In the eighth of a series of articles looking at the developing plans for restoring Wanstead Park, John Meehan, chairman of the Friends of Wanstead Parklands, reveals some of the park’s secrets and surviving features of its long history. Photo of the Repton Oak by Richard Arnopp.
Wanstead Park has had a variety of uses, styles and functions over hundreds of years. It has been a royal retreat, a deer park, a landscaped garden and, since 1882, a public open space managed as part of Epping Forest. Many surviving features of its long history are still there if you know where to find them!

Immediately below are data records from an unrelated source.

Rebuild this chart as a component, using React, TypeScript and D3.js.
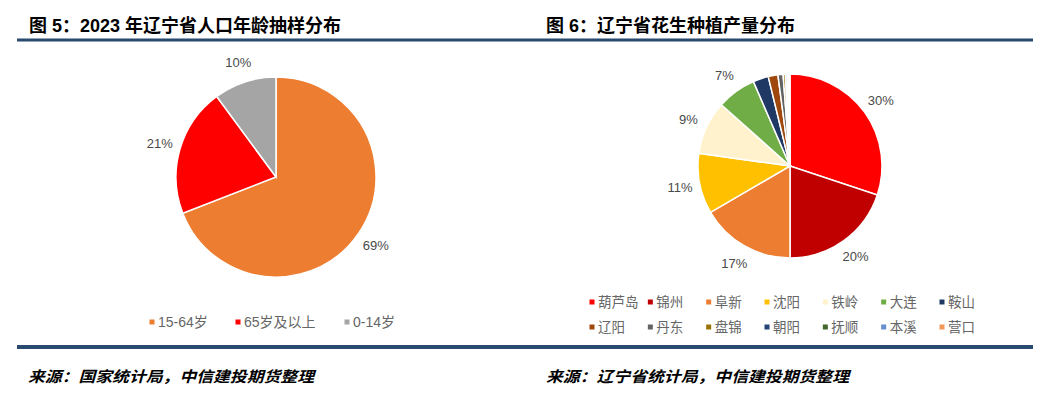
import React from 'react'
import * as d3 from 'd3'

// 图5 年龄结构
const ageGroups = ['15-64岁', '65岁及以上', '0-14岁']
const ageShares = [69.1, 20.8, 10.1]
const ageColors = ['#ED7D31', '#FF0000', '#A5A5A5']

// 图6 花生产量
const cities = ['葫芦岛', '锦州', '阜新', '沈阳', '铁岭', '大连', '鞍山',
  '辽阳', '丹东', '盘锦', '朝阳', '抚顺', '本溪', '营口']
const peanutShares = [30.1, 19.9, 16.6, 10.6, 9.4, 6.9, 2.7, 1.7, 0.9, 0.4, 0.3, 0.2, 0.1, 0.2]
const cityColors = ['#FF0000', '#C00000', '#ED7D31', '#FFC000', '#FFF2CC', '#70AD47', '#1F3864',
  '#9E480E', '#636363', '#997300', '#264478', '#43682B', '#698ED0', '#F1975A']

const W = 1040
const H = 395
const cjk = '"Liberation Sans", Arial, "Noto Sans CJK SC", sans-serif'
const navy = '#2A4A70'

const Pie = ({ values, colors, cx, cy, r, labelR, minLabel }) => {
  const pie = d3.pie().sort(null).value(d => d)
  const arcs = pie(values)
  const arc = d3.arc().innerRadius(0).outerRadius(r)
  const labelArc = d3.arc().innerRadius(labelR).outerRadius(labelR)
  return (
    <g transform={`translate(${cx},${cy})`}>
      {arcs.map((a, i) => (
        <path key={i} d={arc(a)} fill={colors[i]} stroke="#fff" strokeWidth={1.5} />
      ))}
      {arcs.map((a, i) => {
        if (a.data < minLabel) return null
        const [x, y] = labelArc.centroid(a)
        return (
          <text key={'l' + i} x={x} y={y} dy="0.35em" textAnchor="middle"
            fontSize={13} fill="#4a4a4a" fontFamily={cjk}>
            {Math.round(a.data)}%
          </text>
        )
      })}
    </g>
  )
}

const App = () => {
  const ageLegendX = d3.scaleOrdinal().domain(ageGroups).range([152, 238, 347])
  const cityCol = d3.scalePoint().domain(d3.range(7).map(String)).range([592, 942])
  const cityRow = d3.scalePoint().domain(['0', '1']).range([302, 327])

  return (
    <svg width={W} height={H} style={{ position: 'absolute', left: 0, top: 0, background: '#fff' }}>
      <rect width={W} height={H} fill="#fff" />
      {/* titles */}
      <text x={29} y={32} fontSize={18} fontWeight="bold" fill="#000" fontFamily={cjk}>
        图 5：2023 年辽宁省人口年龄抽样分布
      </text>
      <text x={546} y={32} fontSize={18} fontWeight="bold" fill="#000" fontFamily={cjk}>
        图 6：辽宁省花生种植产量分布
      </text>
      <rect x={17} y={38.5} width={1016} height={3} fill={navy} />

      <Pie values={ageShares} colors={ageColors} cx={276} cy={177} r={100} labelR={121} minLabel={0} />
      {ageGroups.map((g, i) => (
        <g key={g} transform={`translate(${ageLegendX(g)},322)`}>
          <rect x={-2.5} y={-2.5} width={5} height={5} fill={ageColors[i]} />
          <text x={6} dy="0.35em" fontSize={14} fill="#666" fontFamily={cjk}>{g}</text>
        </g>
      ))}

      <Pie values={peanutShares} colors={cityColors} cx={790} cy={166} r={92} labelR={112} minLabel={5} />
      {cities.map((c, i) => (
        <g key={c} transform={`translate(${cityCol(String(i % 7))},${cityRow(String(Math.floor(i / 7)))})`}>
          <rect x={-2.5} y={-2.5} width={5} height={5} fill={cityColors[i]} />
          <text x={6} dy="0.35em" fontSize={13.5} fill="#666" fontFamily={cjk}>{c}</text>
        </g>
      ))}

      <rect x={17} y={345} width={1016} height={4} fill={navy} />
      <text x={28} y={382} fontSize={15} fontWeight="bold" fontStyle="italic" fill="#000"
        fontFamily={cjk} textLength={286} lengthAdjust="spacingAndGlyphs">
        来源：国家统计局，中信建投期货整理
      </text>
      <text x={546} y={382} fontSize={15} fontWeight="bold" fontStyle="italic" fill="#000"
        fontFamily={cjk} textLength={303} lengthAdjust="spacingAndGlyphs">
        来源：辽宁省统计局，中信建投期货整理
      </text>
    </svg>
  )
}

export default App
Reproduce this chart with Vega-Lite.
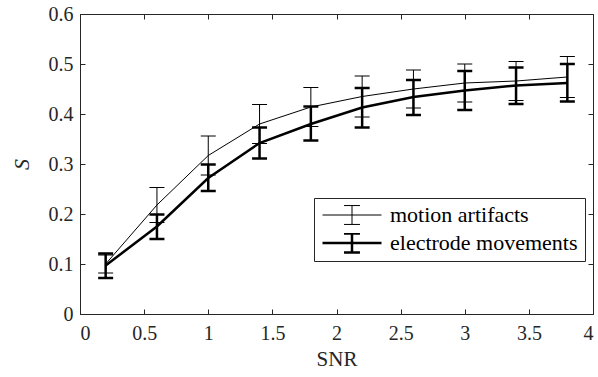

If you enter Wanstead Park from its western end, through the Blake Hall entrance, you enter an area known as Reservoir Wood. Walk for perhaps 150 yards and you will come upon a magnificent oak to the right, with huge outstretched branches and with a newly cleared ‘halo’ around it. It is believed to be a ‘bundle tree’, which means it was not grown from one sapling but a number of young trees planted together in one hole. The object was to produce a large specimen tree with a spreading form, as all the stems merge into one huge, fluted trunk. This was a practice associated with the late Georgian landscaper Humphry Repton, and the tree is known as the ‘Repton Oak’ after him. Humphry Repton did produce proposals for Wanstead Park in 1813, in one of his last major projects, and the tree was probably planted not long after.
Reservoir Wood was named after a lake which once occupied the area. In fact, it stretched from the golf course to beyond Woodlands Avenue, and from Blake Hall Road to a large embankment, which is now cut by the path a little way beyond the Repton Oak. The Reservoir was drained by 1818, probably because of problems with the water supply. Its site was planted with a wood, perhaps to block the open view of Wanstead House from the public road.

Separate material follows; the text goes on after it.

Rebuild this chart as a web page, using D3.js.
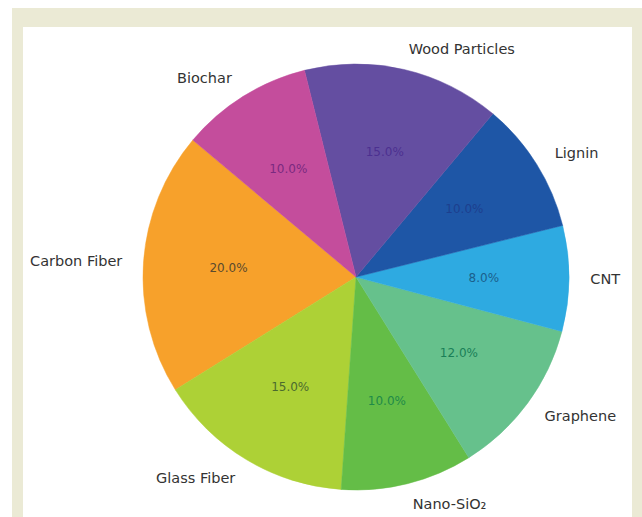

The path continues to the east, past the Heronry Pond and, as you pass the second of the two islands, the Temple comes into view. Built around 1760, it seems originally to have been planned as a small building with an earth mound to the front, making it look as though it was sitting on top of a small hill, and looking like a beautiful Roman temple you would expect to see in the romantic 17th-century paintings by Lorrain and Poussin. At a slightly later date, or perhaps even while construction was still in progress, two brick wings were added, making the structure sit heavier within the landscape. Perhaps these were intended to house the menagerie, which we know the building was later used for.

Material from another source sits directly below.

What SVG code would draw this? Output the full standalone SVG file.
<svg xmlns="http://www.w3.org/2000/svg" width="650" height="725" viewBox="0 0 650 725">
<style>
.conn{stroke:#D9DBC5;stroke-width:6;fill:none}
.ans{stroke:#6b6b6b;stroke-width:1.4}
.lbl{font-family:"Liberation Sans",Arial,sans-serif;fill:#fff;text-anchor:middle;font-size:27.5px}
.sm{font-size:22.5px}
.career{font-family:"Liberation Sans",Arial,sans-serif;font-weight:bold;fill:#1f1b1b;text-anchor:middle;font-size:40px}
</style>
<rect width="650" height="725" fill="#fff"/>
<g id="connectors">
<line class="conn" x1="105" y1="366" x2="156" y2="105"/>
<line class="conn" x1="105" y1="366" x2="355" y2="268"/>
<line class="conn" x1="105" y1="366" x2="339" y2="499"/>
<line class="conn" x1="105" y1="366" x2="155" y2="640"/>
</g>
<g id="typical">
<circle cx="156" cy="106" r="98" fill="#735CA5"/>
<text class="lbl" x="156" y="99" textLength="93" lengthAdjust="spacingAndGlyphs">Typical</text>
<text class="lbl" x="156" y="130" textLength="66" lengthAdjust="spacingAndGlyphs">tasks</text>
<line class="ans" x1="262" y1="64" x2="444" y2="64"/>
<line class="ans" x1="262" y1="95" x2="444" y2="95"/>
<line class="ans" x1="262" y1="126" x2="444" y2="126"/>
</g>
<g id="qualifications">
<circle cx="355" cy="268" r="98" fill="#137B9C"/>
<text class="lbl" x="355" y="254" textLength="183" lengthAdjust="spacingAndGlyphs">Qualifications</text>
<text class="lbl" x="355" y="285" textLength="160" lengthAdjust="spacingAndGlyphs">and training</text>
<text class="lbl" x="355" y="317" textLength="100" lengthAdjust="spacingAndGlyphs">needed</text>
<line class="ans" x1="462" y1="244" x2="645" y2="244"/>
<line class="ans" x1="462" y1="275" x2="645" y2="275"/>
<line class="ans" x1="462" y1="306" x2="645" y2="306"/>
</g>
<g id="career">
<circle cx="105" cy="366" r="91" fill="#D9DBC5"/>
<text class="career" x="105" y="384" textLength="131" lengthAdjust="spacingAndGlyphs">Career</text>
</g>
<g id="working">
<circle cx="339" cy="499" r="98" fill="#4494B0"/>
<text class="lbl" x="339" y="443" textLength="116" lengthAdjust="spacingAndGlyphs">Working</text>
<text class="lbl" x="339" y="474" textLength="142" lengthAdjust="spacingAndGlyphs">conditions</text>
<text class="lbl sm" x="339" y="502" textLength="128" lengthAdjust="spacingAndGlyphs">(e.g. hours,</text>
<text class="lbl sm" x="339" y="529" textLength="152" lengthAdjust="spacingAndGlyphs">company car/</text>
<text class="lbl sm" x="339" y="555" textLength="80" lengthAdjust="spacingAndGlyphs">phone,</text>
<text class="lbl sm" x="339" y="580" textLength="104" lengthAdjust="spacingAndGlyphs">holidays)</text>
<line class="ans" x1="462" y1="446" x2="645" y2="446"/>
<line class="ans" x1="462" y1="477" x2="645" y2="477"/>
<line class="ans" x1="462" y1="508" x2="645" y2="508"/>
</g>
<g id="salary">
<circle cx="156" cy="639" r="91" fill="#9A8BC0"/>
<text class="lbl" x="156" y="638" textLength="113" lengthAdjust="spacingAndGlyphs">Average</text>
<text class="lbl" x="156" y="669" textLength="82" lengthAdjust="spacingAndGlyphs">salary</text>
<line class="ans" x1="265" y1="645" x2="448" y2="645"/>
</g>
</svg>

Bearing around to the left of the Temple, taking the vehicle track to Warren Road, you will notice a huge evergreen tree, which is a yew. The path here leads past a big mound in the woods, which is covered in bluebells in the spring. This path leads out onto the Great Ride, and if you walk across the ride, you will find another, larger, mound. The two Mounts, as they were known, were roughly symmetrical features on either side of the Great Ride, designed to allow visitors to get above the highly formal garden to view the formal gardens, mazes and avenues. From above you could have made sense of the complex formal garden designs. The Mounts would have had a spiral path leading to their summits and the northern one seems to have been crowned by a little temple. Today, they are overgrown sentinels of a 300-year-old landscape that once covered huge areas, with avenues radiating out across Wanstead Flats to Leytonstone and Forest Gate.
The work of the Friends of Wanstead Parklands is to reveal these secrets in cooperation with the owners of the various parts of the park, the main owner being the Corporation of London. The landowners and other stakeholders, including the Friends, have jointly created a Parkland Plan, which sets out a long-term restoration and management programme that respects history, people and nature.